GIVEN PROBLEM
Transcribe the full listing exactly, and drop every picture.
========================================
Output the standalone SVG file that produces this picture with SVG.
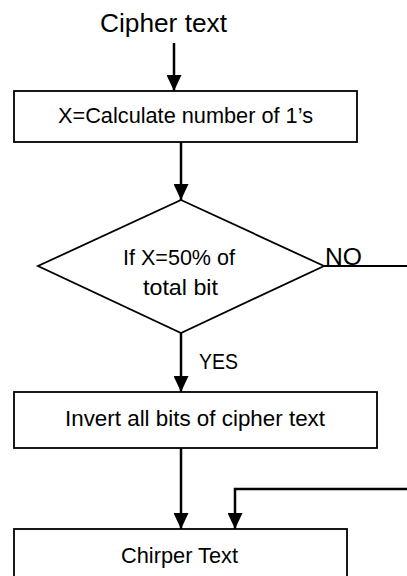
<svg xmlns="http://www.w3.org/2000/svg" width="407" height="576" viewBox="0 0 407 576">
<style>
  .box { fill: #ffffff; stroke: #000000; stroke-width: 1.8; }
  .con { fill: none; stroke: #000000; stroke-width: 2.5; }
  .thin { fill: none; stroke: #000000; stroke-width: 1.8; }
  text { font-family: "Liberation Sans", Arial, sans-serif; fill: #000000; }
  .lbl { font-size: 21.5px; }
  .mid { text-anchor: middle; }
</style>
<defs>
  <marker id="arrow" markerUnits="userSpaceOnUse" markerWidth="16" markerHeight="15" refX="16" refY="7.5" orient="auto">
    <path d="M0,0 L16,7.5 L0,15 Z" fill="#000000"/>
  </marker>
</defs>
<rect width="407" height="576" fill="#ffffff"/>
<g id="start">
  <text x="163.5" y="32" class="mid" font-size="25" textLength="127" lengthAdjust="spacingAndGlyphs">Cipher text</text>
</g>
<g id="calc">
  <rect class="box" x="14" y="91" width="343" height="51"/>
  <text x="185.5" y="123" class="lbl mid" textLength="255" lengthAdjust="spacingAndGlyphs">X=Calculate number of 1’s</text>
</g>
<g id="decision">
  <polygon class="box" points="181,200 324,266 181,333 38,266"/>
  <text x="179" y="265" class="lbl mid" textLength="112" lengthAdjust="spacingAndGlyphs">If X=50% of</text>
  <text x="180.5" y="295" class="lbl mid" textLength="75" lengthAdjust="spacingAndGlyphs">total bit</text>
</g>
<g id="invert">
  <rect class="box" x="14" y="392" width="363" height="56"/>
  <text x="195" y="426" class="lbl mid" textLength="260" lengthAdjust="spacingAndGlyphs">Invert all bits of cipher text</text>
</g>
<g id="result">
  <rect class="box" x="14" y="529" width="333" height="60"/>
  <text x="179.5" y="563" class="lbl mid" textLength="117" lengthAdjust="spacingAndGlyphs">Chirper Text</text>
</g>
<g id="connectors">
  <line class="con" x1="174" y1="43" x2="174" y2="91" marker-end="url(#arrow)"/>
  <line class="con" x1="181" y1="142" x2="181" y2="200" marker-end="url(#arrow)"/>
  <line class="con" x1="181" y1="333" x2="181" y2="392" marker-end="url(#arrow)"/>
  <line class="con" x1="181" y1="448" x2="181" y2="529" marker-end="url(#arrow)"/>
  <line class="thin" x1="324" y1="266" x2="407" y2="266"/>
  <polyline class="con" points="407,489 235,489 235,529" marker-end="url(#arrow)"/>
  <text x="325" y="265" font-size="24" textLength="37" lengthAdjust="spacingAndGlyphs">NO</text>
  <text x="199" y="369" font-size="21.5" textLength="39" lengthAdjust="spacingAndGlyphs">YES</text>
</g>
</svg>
========================================
OUTPUT OF THE EXERCISE
Output the standalone SVG file that produces this picture with SVG.
<svg xmlns="http://www.w3.org/2000/svg" width="407" height="576" viewBox="0 0 407 576">
<style>
  .box { fill: #ffffff; stroke: #000000; stroke-width: 1.8; }
  .con { fill: none; stroke: #000000; stroke-width: 2.5; }
  .thin { fill: none; stroke: #000000; stroke-width: 1.8; }
  text { font-family: "Liberation Sans", Arial, sans-serif; fill: #000000; }
  .lbl { font-size: 21.5px; }
  .mid { text-anchor: middle; }
</style>
<defs>
  <marker id="arrow" markerUnits="userSpaceOnUse" markerWidth="16" markerHeight="15" refX="16" refY="7.5" orient="auto">
    <path d="M0,0 L16,7.5 L0,15 Z" fill="#000000"/>
  </marker>
</defs>
<rect width="407" height="576" fill="#ffffff"/>
<g id="start">
  <text x="163.5" y="32" class="mid" font-size="25" textLength="127" lengthAdjust="spacingAndGlyphs">Cipher text</text>
</g>
<g id="calc">
  <rect class="box" x="14" y="91" width="343" height="51"/>
  <text x="185.5" y="123" class="lbl mid" textLength="255" lengthAdjust="spacingAndGlyphs">X=Calculate number of 1’s</text>
</g>
<g id="decision">
  <polygon class="box" points="181,200 324,266 181,333 38,266"/>
  <text x="179" y="265" class="lbl mid" textLength="112" lengthAdjust="spacingAndGlyphs">If X=50% of</text>
  <text x="180.5" y="295" class="lbl mid" textLength="75" lengthAdjust="spacingAndGlyphs">total bit</text>
</g>
<g id="invert">
  <rect class="box" x="14" y="392" width="363" height="56"/>
  <text x="195" y="426" class="lbl mid" textLength="260" lengthAdjust="spacingAndGlyphs">Invert all bits of cipher text</text>
</g>
<g id="result">
  <rect class="box" x="14" y="529" width="333" height="60"/>
  <text x="179.5" y="563" class="lbl mid" textLength="117" lengthAdjust="spacingAndGlyphs">Chirper Text</text>
</g>
<g id="connectors">
  <line class="con" x1="174" y1="43" x2="174" y2="91" marker-end="url(#arrow)"/>
  <line class="con" x1="181" y1="142" x2="181" y2="200" marker-end="url(#arrow)"/>
  <line class="con" x1="181" y1="333" x2="181" y2="392" marker-end="url(#arrow)"/>
  <line class="con" x1="181" y1="448" x2="181" y2="529" marker-end="url(#arrow)"/>
  <line class="thin" x1="324" y1="266" x2="407" y2="266"/>
  <polyline class="con" points="407,489 235,489 235,529" marker-end="url(#arrow)"/>
  <text x="325" y="265" font-size="24" textLength="37" lengthAdjust="spacingAndGlyphs">NO</text>
  <text x="199" y="369" font-size="21.5" textLength="39" lengthAdjust="spacingAndGlyphs">YES</text>
</g>
</svg>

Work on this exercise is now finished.